Michaela Bethune
Ever since this summer when I made the decision of where I plan to study abroad, I've been repeatedly asked the question, why Ghana? And although at this point I immediately launch into my rehearsed spiel describing logistically how the program makes sense with what I want to study and how I want to go somewhere I never will go again, internally I know that there is something more to my decision than just this monologue I've repeated approximately 48 times.
I have never been a decisive person. Any insignificant choice I am forced to make always proves to be a struggle for me, and is followed by continuous over-analysis on whether or not I made the correct decision. Then I consider if the alternative would have been better, and regret my choice, although I know there is no way to know which experience would have been more beneficial. This indecisiveness drives me, and presumably all those around me who have to listen to my constant streams of consciousness, absolutely crazy, but I haven't been able to outgrow this annoying characteristic.

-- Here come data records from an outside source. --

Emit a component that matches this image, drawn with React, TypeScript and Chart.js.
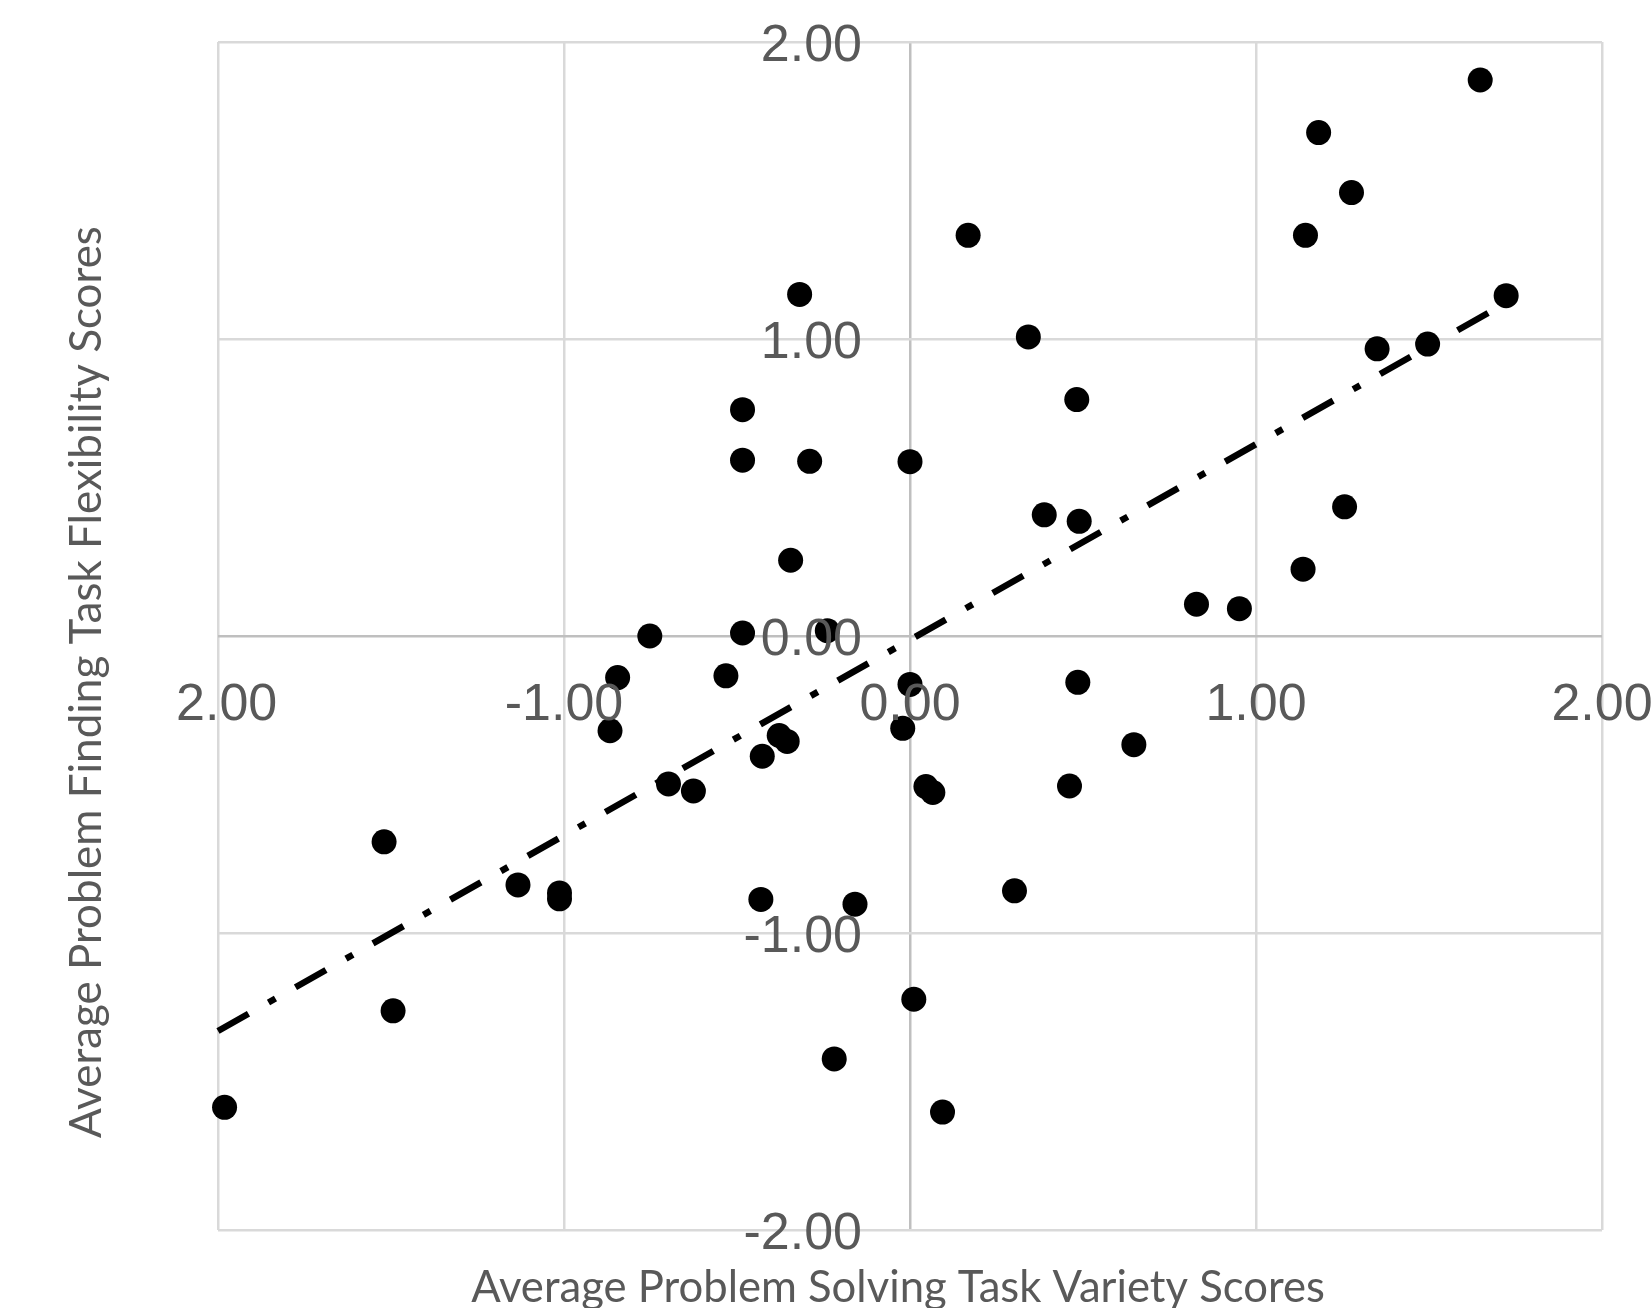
import React, { useEffect, useRef } from "react";
import { Chart, registerables } from "chart.js";

Chart.register(...registerables);

// Scatter data
const xValues = [
  1.648, 1.181, 1.276, 1.143, 0.168, -0.319, 1.723, 0.342, 1.496, 1.35,
  0.482, -0.484, -0.484, -0.29, 0.0, 1.256, 0.388, 0.489, -0.345, 1.136,
  0.828, 0.952, -0.752, -0.484, -0.239, -0.845, -0.532, 0.0, 0.485, -0.867,
  -0.021, -0.378, -0.355, -0.427, 0.647, -0.698, -0.626, 0.046, 0.066, 0.461,
  -1.52, -1.133, -1.013, -1.013, -0.431, -0.159, 0.302, 0.011, -1.494, -0.219,
  -1.981, 0.094,
];
const yValues = [
  1.872, 1.695, 1.493, 1.349, 1.349, 1.15, 1.146, 1.007, 0.983, 0.967,
  0.796, 0.762, 0.592, 0.588, 0.587, 0.435, 0.408, 0.386, 0.255, 0.225,
  0.107, 0.092, 0.0, 0.01, 0.018, -0.14, -0.134, -0.163, -0.156, -0.319,
  -0.311, -0.335, -0.355, -0.405, -0.366, -0.498, -0.522, -0.507, -0.527, -0.505,
  -0.693, -0.838, -0.865, -0.885, -0.887, -0.903, -0.858, -1.223, -1.262, -1.424,
  -1.587, -1.603,
];

// Linear trendline end points (as drawn in the reference)
const trendX = [-2.0, 1.72];
const trendY = [-1.33, 1.12];

const tickValues = [-2, -1, 0, 1, 2];
const xTickLabels = ["-2.00", "-1.00", "0.00", "1.00", "2.00"];
const yTickLabels = ["-2.00", "-1.00", "0.00", "1.00", "2.00"];

const xTitle = "Average Problem Solving Task Variety Scores";
const yTitle = "Average Problem Finding Task Flexibility Scores";

const TEXT_COLOR = "#595959";
const TICK_FONT = "52px 'Liberation Sans', Arial, sans-serif";
const TITLE_FAMILY = "Lato, 'Open Sans', sans-serif";

function fitFontSize(ctx: CanvasRenderingContext2D, text: string, target: number) {
  ctx.font = `40px ${TITLE_FAMILY}`;
  const w = ctx.measureText(text).width;
  return (40 * target) / w;
}

const labelPlugin = {
  id: "excelLabels",
  afterDatasetsDraw(chart: any) {
    const { ctx, chartArea, scales } = chart;
    const xs = scales.x;
    const ys = scales.y;
    const x0 = xs.getPixelForValue(0);
    const y0 = ys.getPixelForValue(0);
    ctx.save();
    ctx.fillStyle = TEXT_COLOR;
    ctx.font = TICK_FONT;

    // Y tick labels, right aligned next to the x=0 axis
    ctx.textAlign = "right";
    ctx.textBaseline = "alphabetic";
    tickValues.forEach((v, i) => {
      ctx.fillText(yTickLabels[i], x0 - 48, ys.getPixelForValue(v) + 19);
    });

    // X tick labels, below the y=0 axis
    ctx.save();
    ctx.beginPath();
    ctx.rect(chartArea.left - 43, 0, chart.width, chart.height);
    ctx.clip();
    ctx.textAlign = "center";
    tickValues.forEach((v, i) => {
      ctx.fillText(xTickLabels[i], xs.getPixelForValue(v), y0 + 84);
    });
    ctx.restore();

    // Axis titles
    const xSize = fitFontSize(ctx, xTitle, 854);
    ctx.font = `${xSize}px ${TITLE_FAMILY}`;
    ctx.textAlign = "center";
    ctx.textBaseline = "alphabetic";
    ctx.fillText(xTitle, 898, 1302);

    const ySize = fitFontSize(ctx, yTitle, 912);
    ctx.font = `${ySize}px ${TITLE_FAMILY}`;
    ctx.save();
    ctx.translate(101, 682);
    ctx.rotate(-Math.PI / 2);
    ctx.textAlign = "center";
    ctx.fillText(yTitle, 0, 0);
    ctx.restore();

    ctx.restore();
  },
};

export default function App() {
  const canvasRef = useRef<HTMLCanvasElement | null>(null);

  useEffect(() => {
    const canvas = canvasRef.current;
    if (!canvas) return;
    const points = xValues.map((x, i) => ({ x, y: yValues[i] }));
    const trend = trendX.map((x, i) => ({ x, y: trendY[i] }));

    const gridColor = (c: any) => (c.tick && c.tick.value === 0 ? "#bfbfbf" : "#d9d9d9");

    const chart = new Chart(canvas, {
      type: "scatter",
      data: {
        datasets: [
          {
            label: "Scores",
            data: points,
            backgroundColor: "#000000",
            borderColor: "#000000",
            pointRadius: 12.5,
            pointBorderWidth: 0,
            showLine: false,
            clip: false as any,
          },
          {
            label: "Trend",
            data: trend,
            showLine: true,
            borderColor: "#000000",
            borderWidth: 6.5,
            borderDash: [35, 23, 8, 23],
            borderCapStyle: "butt",
            pointRadius: 0,
            fill: false,
            clip: false as any,
          },
        ],
      },
      options: {
        responsive: false,
        animation: false,
        devicePixelRatio: 1,
        layout: { padding: { left: 218, top: 42, right: 50, bottom: 78 } },
        plugins: {
          legend: { display: false },
          tooltip: { enabled: false },
          title: { display: false },
        },
        scales: {
          x: {
            type: "linear",
            min: -2,
            max: 2,
            ticks: { display: false, stepSize: 1 },
            grid: { color: gridColor, lineWidth: 2.5, drawTicks: false },
            border: { display: false },
          },
          y: {
            type: "linear",
            min: -2,
            max: 2,
            ticks: { display: false, stepSize: 1 },
            grid: { color: gridColor, lineWidth: 2.5, drawTicks: false },
            border: { display: false },
          },
        },
      },
      plugins: [labelPlugin],
    });
    return () => chart.destroy();
  }, []);

  return (
    <div style={{ position: "fixed", left: 0, top: 0, width: 1652, height: 1308, background: "#ffffff" }}>
      <canvas ref={canvasRef} width={1652} height={1308} style={{ width: 1652, height: 1308, display: "block" }} />
    </div>
  );
}
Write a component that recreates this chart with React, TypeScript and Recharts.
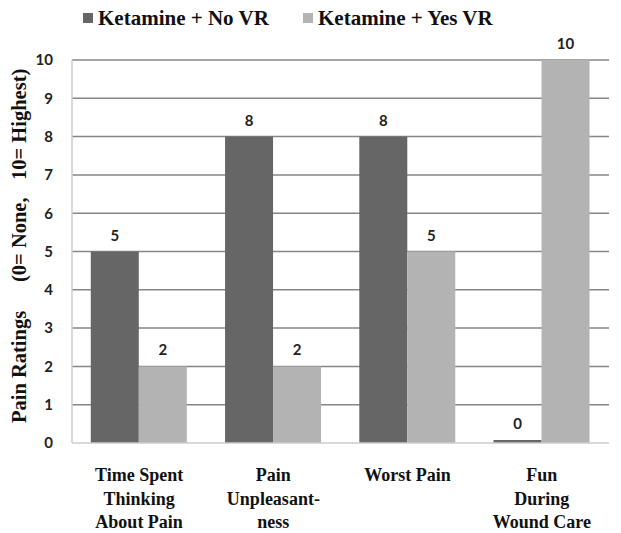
import React from "react";
import { BarChart, Bar, XAxis, YAxis, CartesianGrid, LabelList } from "recharts";

const categoryLines: string[][] = [
  ["Time Spent", "Thinking", "About Pain"],
  ["Pain", "Unpleasant-", "ness"],
  ["Worst Pain"],
  ["Fun", "During", "Wound Care"],
];
const noVRValues = [5, 8, 8, 0];
const yesVRValues = [2, 2, 5, 10];
const seriesNames = ["Ketamine + No VR", "Ketamine + Yes VR"];
const yTicks = [0, 1, 2, 3, 4, 5, 6, 7, 8, 9, 10];
const gridValues = [1, 2, 3, 4, 5, 6, 7, 8, 9, 10];
const yLabelParts = ["Pain Ratings", "(0= None,", "10= Highest)"];

const DARK = "#666666";
const LIGHT = "#b3b3b3";
const SERIF = "Liberation Serif";
const SANS = "Lato";

const data = categoryLines.map((lines, i) => ({
  name: lines.join(" "),
  noVR: noVRValues[i],
  yesVR: yesVRValues[i],
}));

const XTick = (props: any) => {
  const { x, y, payload, index } = props;
  const lines = categoryLines[payload?.index ?? index] || [String(payload.value)];
  return (
    <g>
      {lines.map((l: string, i: number) => (
        <text
          key={i}
          x={x}
          y={y + 38 + i * 23.5}
          textAnchor="middle"
          style={{ fontFamily: SERIF, fontWeight: 700, fontSize: 18 }}
          fill="#111"
        >
          {l}
        </text>
      ))}
    </g>
  );
};

const labelStarts = [423, 282, 180];

const YLabel = () => {
  return (
    <g>
      {yLabelParts.map((t, i) => (
        <text
          key={i}
          x={26}
          y={labelStarts[i]}
          transform={`rotate(-90 26 ${labelStarts[i]})`}
          textAnchor="start"
          style={{ fontFamily: SERIF, fontWeight: 700, fontSize: 20.5 }}
          fill="#111"
        >
          {t}
        </text>
      ))}
    </g>
  );
};

const labelStyle = { fontFamily: SANS, fontWeight: 700, fontSize: 15, fill: "#222" };

const legendX = [83, 303];

export default function App() {
  return (
    <div style={{ position: "absolute", left: 0, top: 0, width: 621, height: 533, background: "#fff" }}>
      <svg width={621} height={40} style={{ position: "absolute", left: 0, top: 0, zIndex: 2 }}>
        {[DARK, LIGHT].map((c, i) => (
          <g key={i}>
            <rect x={legendX[i]} y={13} width={10} height={10} fill={c} />
            <text
              x={legendX[i] + 15}
              y={25}
              style={{ fontFamily: SERIF, fontWeight: 700, fontSize: 21 }}
              fill="#111"
            >
              {seriesNames[i]}
            </text>
          </g>
        ))}
      </svg>
      <BarChart
        width={621}
        height={533}
        data={data}
        margin={{ top: 60, right: 12, left: 0, bottom: 0 }}
        barCategoryGap="14%"
        barGap={0}
      >
        <CartesianGrid
          vertical={false}
          horizontalValues={gridValues}
          stroke="#868686"
          strokeWidth={1.5}
        />
        <XAxis
          dataKey="name"
          height={90}
          tick={<XTick />}
          tickLine={false}
          tickSize={0}
          tickMargin={0}
          axisLine={{ stroke: "#cccccc", strokeWidth: 1.5 }}
          interval={0}
        />
        <YAxis
          width={72}
          domain={[0, 10]}
          ticks={yTicks}
          interval={0}
          tickLine={false}
          tickSize={0}
          tickMargin={19}
          axisLine={{ stroke: "#cccccc", strokeWidth: 1.5 }}
          tick={{ fontFamily: SANS, fontWeight: 700, fontSize: 15, fill: "#222" }}
          label={<YLabel />}
        />
        <Bar dataKey="noVR" name={seriesNames[0]} fill={DARK} minPointSize={3} isAnimationActive={false}>
          <LabelList dataKey="noVR" position="top" offset={11} style={labelStyle} />
        </Bar>
        <Bar dataKey="yesVR" name={seriesNames[1]} fill={LIGHT} isAnimationActive={false}>
          <LabelList dataKey="yesVR" position="top" offset={11} style={labelStyle} />
        </Bar>
      </BarChart>
    </div>
  );
}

Except for now. Although at times I get nervous and scared when I realize I will be in a completely foreign environment, camping out in tents for four months behind strangers' huts, and conducting independent research on a topic I still haven't determined, this fear and insecurity has never led me to regret my decision to study abroad next semester in Ghana. If anything, it is this uncertainty and cluelessness of what I'm getting myself into that drives my desire to go and my excitement. The feeling in my gut when I suddenly have moments of clarity that I am actually going to be living in Africa, rolling up solo, and my heart skips a beat...it's those moments that make me realize there was no other option. It makes perfect sense to me why I should be studying abroad there, that I need to have this feeling of straight up, unadulterated life, where I'm not getting wrapped up in things that don't actually matter to me, where I'm not oddly competitive about things I'm not even sure that I care about, where I'm not trying to play a game I don't even know how I got involved in. I need to be where I can be living exactly in the moment, if only due to the fact that I don't have another choice, since I have no idea what is going to happen next, and I am beyond excited to not have everything planned out, and just live. I need to be in a new environment where I'm constantly challenged to adapt and learn quickly in order to get by, because its instances like those where I'm forced out of a monotonous, semi-sleepwalking routine, and realize that I am, in fact, living.
And if this explanation doesn't make sense to anyone else, I can give them my rehearsed spiel, because at this point, all that matters is that it makes sense to me.